Things to consider before you co-sign a loan
- Co-signing a loan may affect your chances of getting other credits approved for you. This is even if the primary borrower does not default in the repayment. Remember that the details of the co-signed loan are updated in your credit report. So, when you decide to apply for a credit for yourself, the lender sees the co-signed loan as one of your financial obligations even though you are not actively repaying the loan at the moment.
They, therefore, would see approving another credit for you as multiple credits and wouldn’t want to risk it at the moment. Although, if you have a great credit score, you may not have to worry about this concern.
- If co-signing a loan for the borrower requires that you pledge a property, you must understand that you stand to lose the said property if the borrower defaults to repay. Sometimes, the lender may ask that you pledge properties like cars, jewelry, furniture amongst others. This is a risk on your part as a co-signer and you must understand that.
- Generally, the type of co-signers that lenders love to see are those whose credit reports are endowed with a great credit score, a long credit history with consistent and on-time payments, with no dent whatsoever. If you have all these, are you willing to risk them all to co-sign someone else’s loan? A loan that is not directly beneficial to you. Are they worth sacrificing your lifetime credit report for?
How do I protect myself while co-signing a loan?
If you decide to go ahead with co-signing a loan for that friend or relative of yours you may take the following steps to ensure that you remain financially protected;
- Ask the borrower how they intend to pay back the loan. If possible, let them show you their monthly budgets which of course, must include the repayment plan.
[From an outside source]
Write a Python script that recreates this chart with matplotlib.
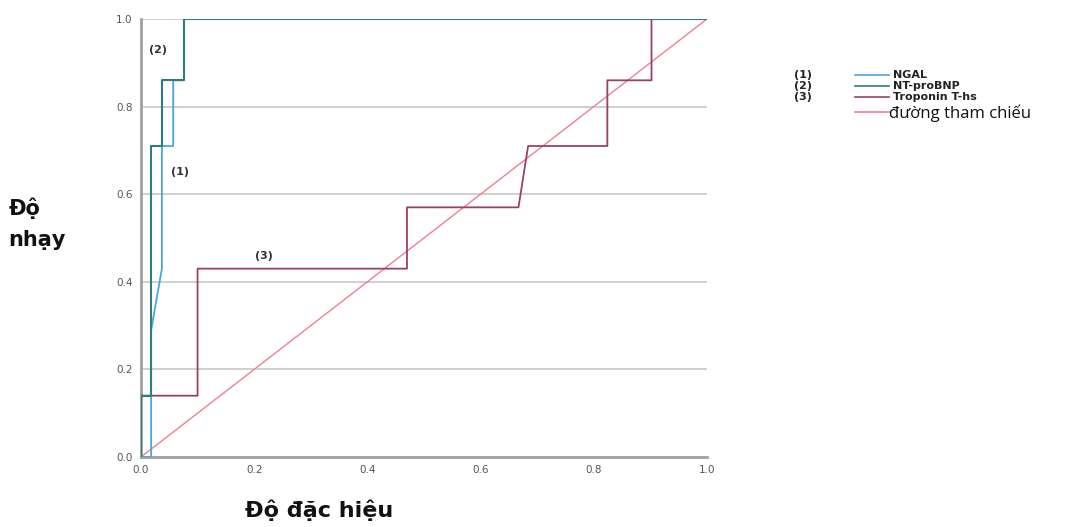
import matplotlib
matplotlib.use("Agg")
import matplotlib.pyplot as plt
from matplotlib.lines import Line2D

# ---- data (1 - specificity, sensitivity) ----
ngal_x = [0.0, 0.018, 0.018, 0.037, 0.037, 0.057, 0.057, 0.076, 0.076, 1.0]
ngal_y = [0.0, 0.0, 0.29, 0.43, 0.71, 0.71, 0.86, 0.86, 1.0, 1.0]

bnp_x = [0.0, 0.0, 0.018, 0.018, 0.037, 0.037, 0.076, 0.076, 1.0]
bnp_y = [0.0, 0.14, 0.14, 0.71, 0.71, 0.86, 0.86, 1.0, 1.0]

trop_x = [0.0, 0.0, 0.10, 0.10, 0.47, 0.47, 0.667, 0.684, 0.824, 0.824, 0.902, 0.902, 1.0]
trop_y = [0.0, 0.14, 0.14, 0.43, 0.43, 0.57, 0.57, 0.71, 0.71, 0.86, 0.86, 1.0, 1.0]

ref_x = [0.0, 1.0]
ref_y = [0.0, 1.0]

ticks = [0.0, 0.2, 0.4, 0.6, 0.8, 1.0]
tick_labels = ["0.0", "0.2", "0.4", "0.6", "0.8", "1.0"]
legend_nums = ["(1)", "(2)", "(3)", ""]
legend_names = ["NGAL", "NT-proBNP", "Troponin T-hs", "đường tham chiếu"]

c_ngal = "#4aa8d8"
c_bnp = "#2f7b7e"
c_trop = "#9a4068"
c_ref = "#ee8090"
colors = [c_ngal, c_bnp, c_trop, c_ref]

fig = plt.figure(figsize=(10.81, 5.27), dpi=100)
ax = fig.add_axes([0.1304, 0.1328, 0.5236, 0.8312])

for y in ticks[1:]:
    ax.plot([0, 1], [y, y], color="#cfcfcf", lw=1.4, zorder=0)

ax.plot(ref_x, ref_y, color=c_ref, lw=1.0, zorder=2)
ax.plot(trop_x, trop_y, color=c_trop, lw=1.3, zorder=3)
ax.plot(ngal_x, ngal_y, color=c_ngal, lw=1.3, zorder=4)
ax.plot(bnp_x, bnp_y, color=c_bnp, lw=1.5, zorder=5)

ax.set_xlim(0, 1.0)
ax.set_ylim(0, 1.0)
ax.set_xticks(ticks)
ax.set_xticklabels(tick_labels)
ax.set_yticks(ticks)
ax.set_yticklabels(tick_labels)
ax.tick_params(length=0, labelsize=7.5, colors="#555555", pad=6)
for s in ["top", "right"]:
    ax.spines[s].set_visible(False)
for s in ["left", "bottom"]:
    ax.spines[s].set_color("#a0a0a0")
    ax.spines[s].set_linewidth(2)
ax.margins(0)
for sp in ax.spines.values():
    sp.set_clip_on(False)

ax.text(0.03, 0.93, "(2)", fontsize=8, fontweight="bold", color="#333333", ha="center", va="center")
ax.text(0.069, 0.65, "(1)", fontsize=8, fontweight="bold", color="#333333", ha="center", va="center")
ax.text(0.217, 0.46, "(3)", fontsize=8, fontweight="bold", color="#333333", ha="center", va="center")

fig.text(0.008, 0.575, "Độ\nnhạy", fontsize=15, fontweight="bold", ha="left", va="center",
         linespacing=1.7, color="#111111")
fig.text(0.295, 0.032, "Độ đặc hiệu", fontsize=16, fontweight="bold", ha="center", va="center",
         color="#111111")

# legend drawn in figure coordinates
row_y = [75, 86, 97, 112]
for i in range(4):
    yf = 1 - row_y[i] / 527
    if legend_nums[i]:
        fig.text(794 / 1081, yf, legend_nums[i], fontsize=8, fontweight="bold", ha="left", va="center",
                 color="#222222")
    fig.add_artist(Line2D([855 / 1081, 889 / 1081], [yf, yf], color=colors[i], lw=1.2,
                          transform=fig.transFigure))
    if i < 3:
        fig.text(893 / 1081, yf, legend_names[i], fontsize=8, fontweight="bold", ha="left", va="center",
                 color="#222222")
    else:
        fig.text(889 / 1081, yf - 0.003, legend_names[i], fontsize=12, ha="left", va="center",
                 family="Open Sans", color="#111111")

fig.savefig("out.png", dpi=100, facecolor="white")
Also, you must ensure that the amount that they wish to pay back monthly is one that you can afford to step in and pay for them in case they default as a result of job loss, change in financial status as well as any other factor that may affect their commitment.
- You can ask the lender for a monthly review of the loan performance. If possible, there should be a written agreement that mandates the lender to contact you if the borrower misses a payment, pays late or there is a change in the loan terms. Doing this will help you protect yourself swiftly in case of a payment default.
- Make sure you understand the loan terms involving you concerning default in the repayment plan. If for example, the borrower fails to pay, what percentage are you expected to pay back? Are you to pay everything or the amount that the borrower missed for the affected month(s). do not live anything to assumption. All terms must be clearly and expressly spelled out.
- Engage the borrower in regular communication about the loan. As a co-signer, you cannot say that you are minding your business. Until the loan is repaid in full, it is your business. So, at intervals, get updates about the loan from the borrower. Enquire on how they are faring, if the loan terms have changed among other questions to ask. This may help give you a hint of trouble before it becomes too late.
- Regularly check your credit report. Reports don’t lie. If either of the borrower or lender is keeping any information away from you- especially one that may affect you directly, your credit report will reveal to you. And this can only be possible if you regularly check it. This will also help you to be proactive to salvage any unfavorable situation that may likely arise.
- Check the law in your locality for more co-signer protection. These laws may differ from state to state. Therefore, confirm from your state’s banking agency or attorney general on the steps you need to take to protect yourself, even as you co-sign a loan. This is to ensure that you are adequately covered and do not depend on a non-existent law (at least in your locality).